In and out of courtrooms countless times, I have never seen a Bible, and only once heard the words “So help me God.” The Penal Code is a masterpiece of rational skeptical thinking compiled largely by freethinking legislators of the 1870s.

Across the border, the region of Mexico known as La Frontera is prospering, with tremendous investment and economic growth. It appears to be the birth of a new and essentially secular society characterized by opportunity rather than faith, like the California of 150 years ago.

Around Los Angeles today you can see communities of Confucians, Muslims, Jews, Buddhists, fundamentalist Christians and whatever, living side by side in peace.

Among our great universities, Stanford is Humanist and Berkeley, UCLA and CalTech are quite secular. The three Jesuit universities are scholarly, not just blindly devout.

When I hear of the oppression of the faith-free in the Bible Belt, and the teaching in Kansas of risible biblical creationism as if science, I shake my head in compassion and wonderment and thank whatever gods there may or may not be that I am in urban Southern California, a relatively civilized society.

The existence of gods doesn’t seem to be an issue here. It looks a bit odd to see the freethinkers elsewhere in the country talking publicly about “God” a lot more than the believers do here, to the extent of erecting billboards about belief in “him” as if it’s assumed there is something to discuss.

August 27, 2008 at 7:03 pm
(5) Judy says:

All this shows is that we atheists, like some other “invisible” minorities, don’t have to show our beliefs in our appearance. You can’t usually tell that someone is deaf or gay just by looking at them either, but I doubt that many reasonable people would say that members of these groups have it easy. Only when an atheist’s beliefs become apparent to others could they know for certain how they’d be treated.

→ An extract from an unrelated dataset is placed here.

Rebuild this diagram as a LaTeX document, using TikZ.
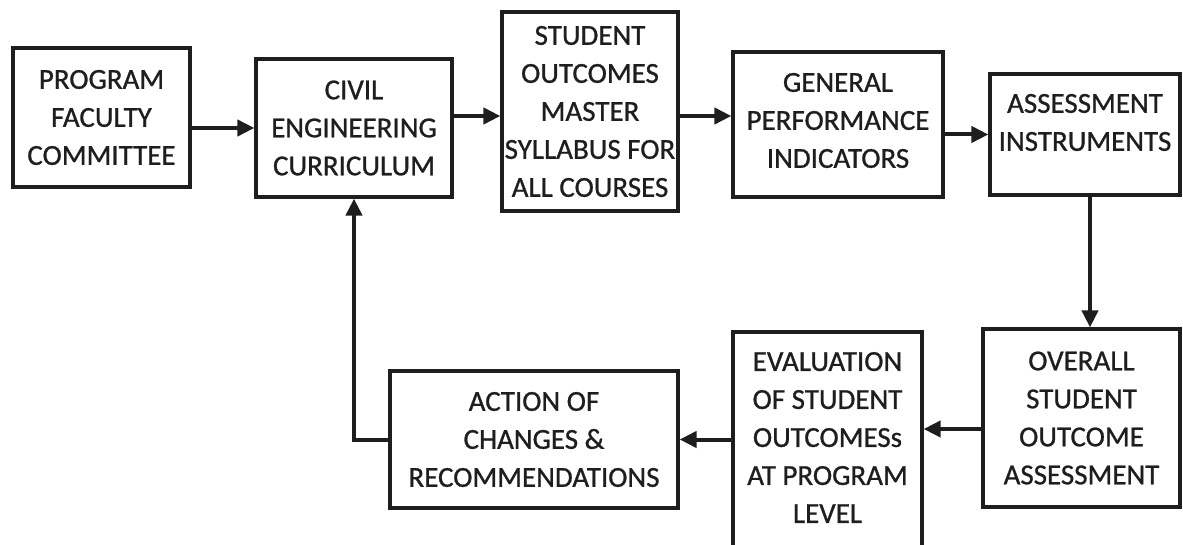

Then again, many, if not most atheists stay “in the closet” for fear of repercussions of simply stating their beliefs as others so freely do. That says something about the perceived threat, which is grounded in reality. Maybe Jack is really naive, and thinks that most people would not care or would embrace that he is an atheist. Or, like Austin said, he could just be lucky enough to live in area surrounded by some cool people. I think most believers care very much whether someone they know is atheist and would treat their friends, family members and strangers accordingly if they found out. Most other people don’t have to worry that their families could knowingly and willingly turn on them. One peril of being an atheist is that some of us must consider this. In the US, it’s generally not physically dangerous to be an atheist, but there are other ways of being ‘treated negatively.’ IMHO, Jack is naive.